Tapping into the “mail moment”
By comparison, people receive fewer letters than ever, and communications that land through the letter box hang around for longer.
United States Postal Service research found that 47% of millennials look forward to checking their mailbox each day, something McCann Worldgroup’s chief Harris Diamond calls the “mail moment”. Yet too few companies are attempting to target millennials in this moment.
The USPS found that 40% of millennials read direct mail thoroughly, compared to only 18% of non-millennials. They also discovered that millennials spend more time reading mail compared to other generations: an average of 9.7 minutes each day, compared to 7.9 minutes for Generation X and 8 minutes for baby boomers.
The UK’s Royal Mail reported similar findings last year in its The Life Stages of Mail report. Its demographic profiling is slightly different but still shows that younger people respond positively. “[The] findings contradict the beliefs of some marketers that younger people – millennials included – don’t respond to mail,” it noted. “They do – even though they get a lot less of it than the older groups.”
‘Fledglings’ – deemed younger adults still living at home – were “highly positive” about mail. More than a quarter agreed that they trust the mail/post they receive through the door and 21.4% agreed that they were “more likely to trust mail more than information they find on the internet”.
Take McDonalds. When the fast food giant announced the launch of McDelivery in the UK this summer, it turned to Royal Mail Door Drop.
The communication, in the distinctive shape of a McDonald’s fry package, targets householders in the trial delivery areas of London, Leeds and Nottingham and aims to tap into a growing appetite for on-demand takeaways, driven by smartphone apps and the internet.
The door drop urges readers to download the UberEats app that will manage the delivery service.
Stand out among the digital clutter
This means that advertisers who do use mail to target this group have the opportunity to stand out. Unlike other media, they may have little or no competition from other advertisers’ messages.
And neurological research carried out by Millward Brown shows that tangible marketing materials such as direct mail, leave a deeper impact on the brain and produce more brain responses connected with emotions.
For instance, material shown on cards generated more activity within the area of the brain associated with the integration of visual and spatial information, suggesting that physical material is more “real” to the brain. Physical materials produced more brain responses connected with internal feelings, suggesting greater “internalization” of the ads.

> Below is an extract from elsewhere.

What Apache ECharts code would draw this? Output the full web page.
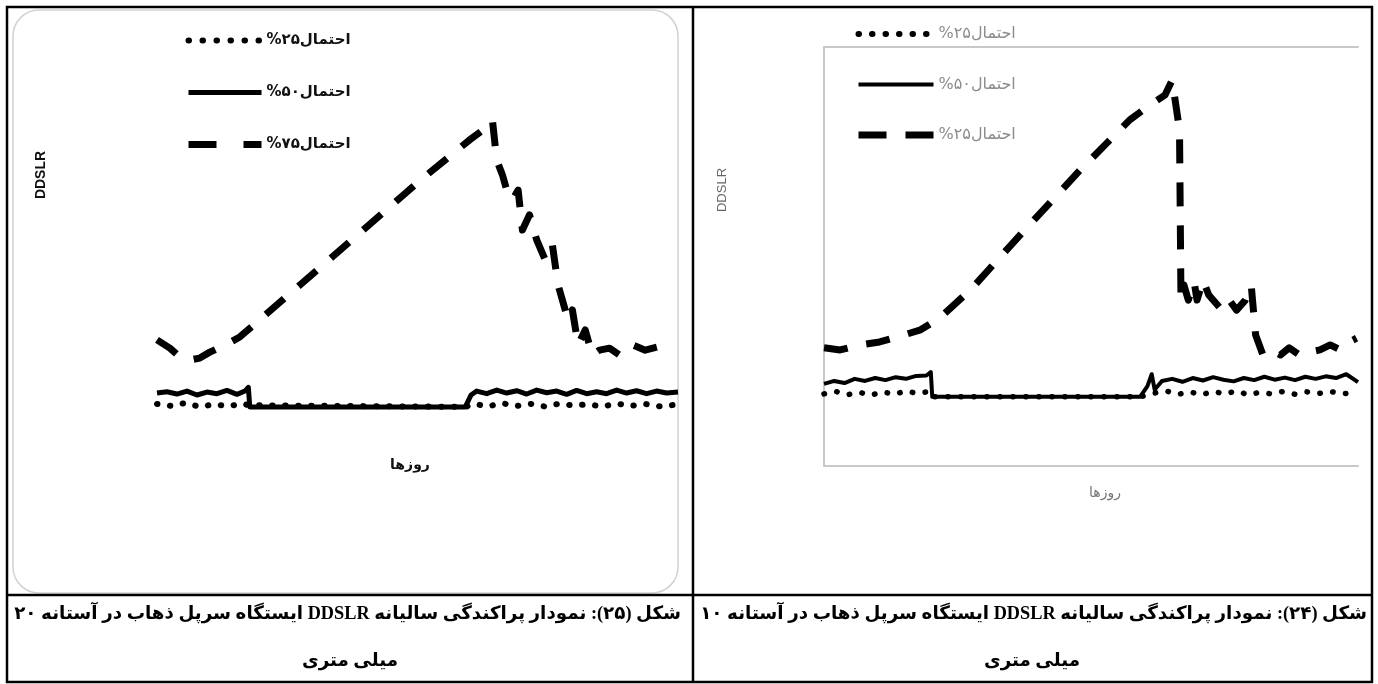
<!DOCTYPE html>
<html>
<head>
<meta charset="utf-8">
<script src="https://cdn.jsdelivr.net/npm/echarts@6/dist/echarts.min.js"></script>
<style>
html,body{margin:0;padding:0;background:#fff;}
#c{width:1378px;height:684px;}
#c canvas{direction:rtl;}
</style>
</head>
<body>
<div id="c"></div>
<script>
// ---- Data (x = day of year, y = relative DDSLR) ----
// Left chart: threshold 20 mm (Fig. 25)
const L25_DAYS = [0,10,20,30,40,50,60,64,65,216,222,232,242,252,262,272,282,292,302,312,322,332,342,352,365];
const L25_VALS = [7.9,7.3,8.2,7.0,7.8,7.2,8.0,7.5,7.0,7.0,7.9,7.2,8.1,7.3,7.9,7.1,8.0,7.4,7.8,7.1,8.0,7.3,7.9,7.2,7.7];
const L50_DAYS = [0,7,14,21,28,35,42,49,56,62,64,65,216,220,224,231,238,245,252,259,266,273,280,287,294,301,308,315,322,329,336,343,350,357,365];
const L50_VALS = [11.2,11.6,10.9,11.8,10.6,11.5,11.0,12.0,10.8,11.9,12.9,7.0,7.0,10.6,11.8,11.0,12.1,11.2,11.9,10.9,12.1,11.3,11.8,10.8,12.0,11.0,11.6,11.0,12.1,11.2,11.9,11.0,11.8,11.2,11.5];
const L75_DAYS = [0,9,16,23,30,37,48,58,100,142,184,219,233,235,238,242,246,249,253,256,261,266,272,277,281,284,288,291,295,300,305,310,317,324,333,342,356];
const L75_VALS = [27.3,24.8,22.1,21.2,21.8,23.6,25.8,28.2,43.9,59.7,75.5,87.9,92.4,93.9,81.8,77.3,71.2,69.7,72.7,60.6,65.2,57.6,51.5,56.1,43.9,39.4,33.3,36.4,25.8,30.3,22.7,24.2,24.8,22.7,25.8,24.2,25.8];
// Right chart: threshold 10 mm (Fig. 24)
const R25_DAYS = [0,8,16,24,32,40,48,56,64,72,74,216,226,234,242,250,258,266,274,282,290,298,306,314,322,330,338,346,354,365];
const R25_VALS = [17.2,17.8,17.0,17.6,16.9,17.7,17.1,17.9,17.3,17.8,16.5,16.5,17.4,17.9,17.1,17.7,17.0,17.8,17.2,17.9,17.0,17.6,17.2,17.8,17.1,17.7,17.3,17.8,17.2,17.6];
const R50_DAYS = [0,7,14,21,28,35,42,49,56,63,70,73,74,216,221,224,226,231,238,245,252,259,266,273,280,287,294,301,308,315,322,329,336,343,350,357,365];
const R50_VALS = [19.6,20.3,19.8,20.8,20.3,21.0,20.5,21.2,20.8,21.5,21.6,22.4,16.5,16.5,19.0,21.9,18.2,20.3,20.8,20.1,21.0,20.4,21.2,20.6,20.2,21.0,20.5,21.3,20.6,21.1,20.5,21.3,20.8,21.4,21.0,21.9,20.0];
const R75_DAYS = [0,11,25,38,52,66,79,100,134,175,209,223,233,238,243,244,246,249,253,255,259,263,272,277,282,288,292,295,300,306,312,318,325,332,339,346,353,359,364];
const R75_VALS = [28.2,27.7,28.9,29.6,31.0,32.5,35.3,42.0,55.1,70.6,82.6,86.2,88.5,92.1,80.2,39.6,43.2,39.6,43.9,39.6,44.4,40.8,37.2,39.6,37.2,39.6,43.2,31.3,26.5,27.7,26.5,28.2,26.5,27.2,27.7,28.9,27.7,29.6,30.5];

// ---- Text ----
const LEFT_LABELS = {l25:'احتمال۲۵%', l50:'احتمال۵۰%', l75:'احتمال۷۵%'};
const RIGHT_LABELS = {r25:'احتمال۲۵%', r50:'احتمال۵۰%', r75:'احتمال۲۵%'};
const Y_NAME = 'DDSLR';
const X_NAME = 'روزها';
const CAP_LEFT_1 = 'شکل (۲۵): نمودار پراکندگی سالیانه DDSLR ایستگاه سرپل ذهاب در آستانه ۲۰';
const CAP_RIGHT_1 = 'شکل (۲۴): نمودار پراکندگی سالیانه DDSLR ایستگاه سرپل ذهاب در آستانه ۱۰';
const CAP_2 = 'میلی متری';

const zip = (a, b) => a.map((d, i) => [d, b[i]]);

const ARABIC_SANS = '"DejaVu Sans", "Noto Sans", sans-serif';
const CAP_FONT = '"Liberation Serif", "DejaVu Sans", serif';

const DOT = [0.5, 12.5], DASH = [24, 19];

function mkSeries(name, xi, days, vals, kind, w) {
  const ls = {color: '#000', width: w, join: 'round'};
  if (kind === 'dot') { ls.type = DOT; ls.cap = 'round'; }
  if (kind === 'dash') { ls.type = DASH; ls.cap = 'butt'; }
  return {
    name, type: 'line', xAxisIndex: xi, yAxisIndex: xi,
    data: zip(days, vals), symbol: 'none', showSymbol: false,
    lineStyle: ls, itemStyle: {color: '#000'}, z: 3, silent: true
  };
}

const chart = echarts.init(document.getElementById('c'), null, {renderer: 'canvas'});
const frameAxisLine = {show: true, lineStyle: {color: '#c8c8c8', width: 2}, onZero: false};
const hiddenSymbol = {color: 'rgba(0,0,0,0)', borderWidth: 0, opacity: 0};

const option = {
  animation: false,
  backgroundColor: '#fff',
  grid: [
    {left: 157, top: 100, width: 521, height: 330},
    {left: 824, top: 47, width: 534, height: 419}
  ],
  xAxis: [
    {gridIndex: 0, type: 'value', min: 0, max: 365, show: false},
    {gridIndex: 1, type: 'value', min: 0, max: 365, axisLine: frameAxisLine,
     axisTick: {show: false}, axisLabel: {show: false}, splitLine: {show: false}},
    {gridIndex: 1, type: 'value', position: 'top', min: 0, max: 365, axisLine: frameAxisLine,
     axisTick: {show: false}, axisLabel: {show: false}, splitLine: {show: false}}
  ],
  yAxis: [
    {gridIndex: 0, type: 'value', min: 0, max: 100, show: false},
    {gridIndex: 1, type: 'value', min: 0, max: 100, axisLine: frameAxisLine,
     axisTick: {show: false}, axisLabel: {show: false}, splitLine: {show: false}}
  ],
  legend: [
    {
      orient: 'vertical', left: 185, top: 33, padding: 0, itemWidth: 73, itemHeight: 14, itemGap: 37,
      selectedMode: false,
      formatter: n => LEFT_LABELS[n],
      itemStyle: hiddenSymbol,
      textStyle: {fontFamily: ARABIC_SANS, fontWeight: 'bold', fontSize: 15, color: '#111'},
      data: [
        {name: 'l25', itemStyle: hiddenSymbol, lineStyle: {type: [0.5, 13.5], width: 6, cap: 'round', color: '#000'}},
        {name: 'l50', itemStyle: hiddenSymbol, lineStyle: {type: 'solid', width: 5, color: '#000'}},
        {name: 'l75', itemStyle: hiddenSymbol, lineStyle: {type: [28, 27], width: 7, cap: 'butt', color: '#000'}}
      ]
    },
    {
      orient: 'vertical', left: 855, top: 26, padding: 0, itemWidth: 75, itemHeight: 14, itemGap: 34.5,
      selectedMode: false,
      formatter: n => RIGHT_LABELS[n],
      itemStyle: hiddenSymbol,
      textStyle: {fontFamily: ARABIC_SANS, fontSize: 16, color: '#8c8c8c'},
      data: [
        {name: 'r25', itemStyle: hiddenSymbol, lineStyle: {type: [0.5, 13], width: 6, cap: 'round', color: '#000'}},
        {name: 'r50', itemStyle: hiddenSymbol, lineStyle: {type: 'solid', width: 4, color: '#000'}},
        {name: 'r75', itemStyle: hiddenSymbol, lineStyle: {type: [28, 19], width: 7, cap: 'butt', color: '#000'}}
      ]
    }
  ],
  series: [
    mkSeries('l25', 0, L25_DAYS, L25_VALS, 'dot', 6),
    mkSeries('l50', 0, L50_DAYS, L50_VALS, 'solid', 5),
    mkSeries('l75', 0, L75_DAYS, L75_VALS, 'dash', 7),
    mkSeries('r25', 1, R25_DAYS, R25_VALS, 'dot', 5.5),
    mkSeries('r50', 1, R50_DAYS, R50_VALS, 'solid', 4),
    mkSeries('r75', 1, R75_DAYS, R75_VALS, 'dash', 7)
  ],
  graphic: [
    // table frame
    {type: 'rect', shape: {x: 7, y: 7, width: 1365, height: 675}, style: {fill: 'none', stroke: '#000', lineWidth: 2.5}, z: 10},
    {type: 'line', shape: {x1: 693, y1: 7, x2: 693, y2: 682}, style: {stroke: '#000', lineWidth: 2.5}, z: 10},
    {type: 'line', shape: {x1: 7, y1: 595, x2: 1372, y2: 595}, style: {stroke: '#000', lineWidth: 2.5}, z: 10},
    // rounded frame of the left picture
    {type: 'rect', shape: {x: 13, y: 10, width: 665, height: 583, r: 26}, style: {fill: 'none', stroke: '#d2d2d2', lineWidth: 1.5}, z: 1},
    // axis titles
    {type: 'text', x: 41, y: 175, rotation: Math.PI / 2,
     style: {text: Y_NAME, font: 'bold 14px "Liberation Sans", Arial, sans-serif', fill: '#111', align: 'center', verticalAlign: 'middle'}},
    {type: 'text', x: 722, y: 190, rotation: Math.PI / 2,
     style: {text: Y_NAME, font: '13px "Liberation Sans", Arial, sans-serif', fill: '#666', align: 'center', verticalAlign: 'middle'}},
    {type: 'text', x: 410, y: 465,
     style: {text: X_NAME, font: 'bold 14px ' + ARABIC_SANS, fill: '#111', align: 'center', verticalAlign: 'middle'}},
    {type: 'text', x: 1105, y: 493,
     style: {text: X_NAME, font: '14px ' + ARABIC_SANS, fill: '#777', align: 'center', verticalAlign: 'middle'}},
    // captions
    {type: 'text', x: 681, y: 614,
     style: {text: CAP_LEFT_1, font: 'bold 18.3px ' + CAP_FONT, fill: '#000', align: 'right', verticalAlign: 'middle'}},
    {type: 'text', x: 350, y: 661,
     style: {text: CAP_2, font: 'bold 18.3px ' + CAP_FONT, fill: '#000', align: 'center', verticalAlign: 'middle'}},
    {type: 'text', x: 1367, y: 614,
     style: {text: CAP_RIGHT_1, font: 'bold 18.3px ' + CAP_FONT, fill: '#000', align: 'right', verticalAlign: 'middle'}},
    {type: 'text', x: 1032, y: 661,
     style: {text: CAP_2, font: 'bold 18.3px ' + CAP_FONT, fill: '#000', align: 'center', verticalAlign: 'middle'}}
  ]
};
chart.setOption(option);
</script>
</body>
</html>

Direct mail’s tangibility provides a sharp contrast to the fleeting world of digital advertising, and this helps it stand out and make a positive impression – but with millennials spending so much time online, the savvy marketer will enable digital calls to action. Millennials may use a digital channel to respond to an item of mail, whether ordering from it or searching for more information about the company or product.
Why digital technology makes more of your direct mail
Technology such as QR codes and scannable coupons are effective because they enable the reader to engage with the direct mail and be instantaneously linked to the website they are looking for. You can also enhance your mailpiece with augmented reality, digital, interactive elements devised for mobile devices and tablets.
Marketers wanting to reach millennials who live in the digital realm may well find they have more success right on their doorstep. With limited daily mail each day, direct mail can create the cut through needed to reach its audience, and enhance that power by inviting its audience to journey online for more.